Environments of Planetary Urbanization. Neil Brenner, Swarnabh Ghosh, Nikos Katsikis (JOVIS, 2025) What role do spaces beyond the city play in urbanization? How have such spaces been transformed during the geohistory of capitalism? This volume brings together texts collaboratively produced by three researchers in the Urban Theory Lab to address these questions. Planetary urbanization is understood here not only with reference to the global expansion and proliferation of cities, but as an evolving web of metabolic relations between cities and the diverse operational landscapes that support them across the earth.

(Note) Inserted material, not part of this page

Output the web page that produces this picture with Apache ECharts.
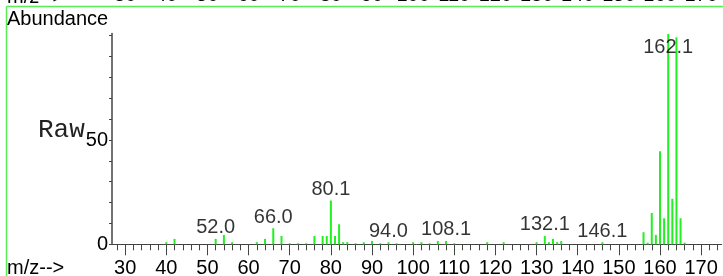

Through studies of operational landscapes in various regions of the world and critical analyses of inherited approaches to urban theory, the authors portray capitalist urbanization as a metabolic monstrosity that degrades the biospheric foundations of both human and nonhuman life.

Data-Spheres of Planetary Urbanization. Grga Bašić, Neil Brenner, Mariano Gomez-Luque, Nikos Katsikis (JOVIS, 2026) How can we map the urbanization of the planet in an era of climate breakdown? The Urban Theory Lab’s Data-Spheres of Planetary Urbanization confronts this question by assembling a series of experimental visualizations of the worldwide urban fabric. This book reverses the mainstream, city-centric perspective on urbanization, showing, instead, that the world of contemporary urbanization encompasses much of the planet, including apparently remote areas, wildlands, and oceans. Cities are not only producers of value, but also entropic black holes that consume surpluses produced elsewhere and project waste back into the planetary biosphere. Non-city spaces are, correspondingly, the metabolic bases of planetary urbanization.